Zoopla Predicts Continued Rental Market Pressure Despite Slower Inflation Rate

The latest insights from Zoopla’s Rental Market Report indicate a deceleration in rent inflation, yet the forecast suggests tenants will continue to face an affordability crunch into 2024. Richard Donnell, Executive Director at Zoopla, highlighted the persistent imbalance between supply and demand as a key driver of ongoing rental challenges, with no significant improvement in affordability on the horizon despite a predicted easing in rental inflation rates.

Slowing Rent Inflation Offers Little Relief
Zoopla’s analysis reveals a drop in rent inflation to 7.8%, marking the lowest rate in two years and a significant decrease from the 11% inflation rate observed a year ago.
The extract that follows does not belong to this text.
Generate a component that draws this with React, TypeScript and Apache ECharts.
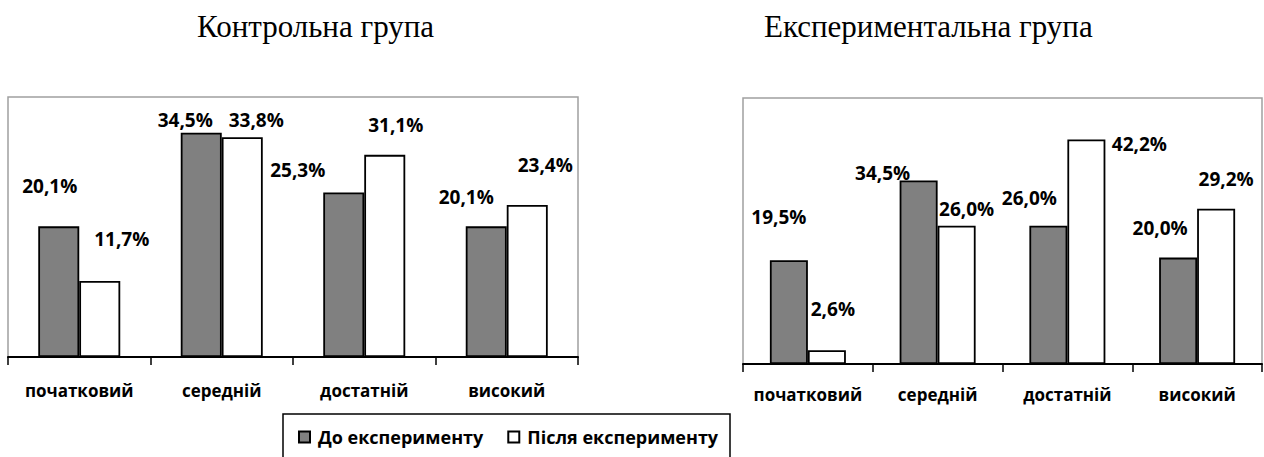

Despite this slowdown, the average monthly rent across the UK stands at £1,223. Looking ahead, Zoopla anticipates rent inflation will further slow to around 5% through 2024, while average earnings growth is expected to decelerate to just below 4%, underscoring the ongoing squeeze on rental affordability.

Supply and Demand Dynamics
The report attributes the moderation in rental growth primarily to a slight improvement in the supply-demand imbalance. The average number of homes listed for rent by letting agents has risen to 12, which is 20% higher than last year but still 28% below pre-pandemic levels. Additionally, the average rental property now receives 15 enquiries, a decrease from the 40 enquiries seen per property in 2021, yet double the pre-pandemic figure.

In London, rent increases have moderated to 5.1%, a significant reduction from the 15.3% increase a year earlier. However, outside the capital, rental inflation remains largely consistent with previous years despite a softening in demand.

Persistent Challenges in the Rental Sector
Scotland stands out as the only region where rent inflation continues to surge, with a notable 11.6% increase. Donnell comments on the enduring issues within the rental market: “The last two years have been characterised by an ongoing imbalance between rental supply and demand. This has pushed rents for new lets 30% higher since 2021, adding to the cost of living pressures for renters.”

Despite the narrowing gap between supply and demand, the imbalance remains significant, with Donnell warning that rents for new lets are expected to keep rising through 2024, albeit at a slower pace. He further notes, “Rents remain at their most expensive compared to average earnings for over a decade. Only a rapid and sustained expansion in rented housing will start to improve affordability for UK renters,” stressing the need for increased housing supply to address rental market affordability challenges.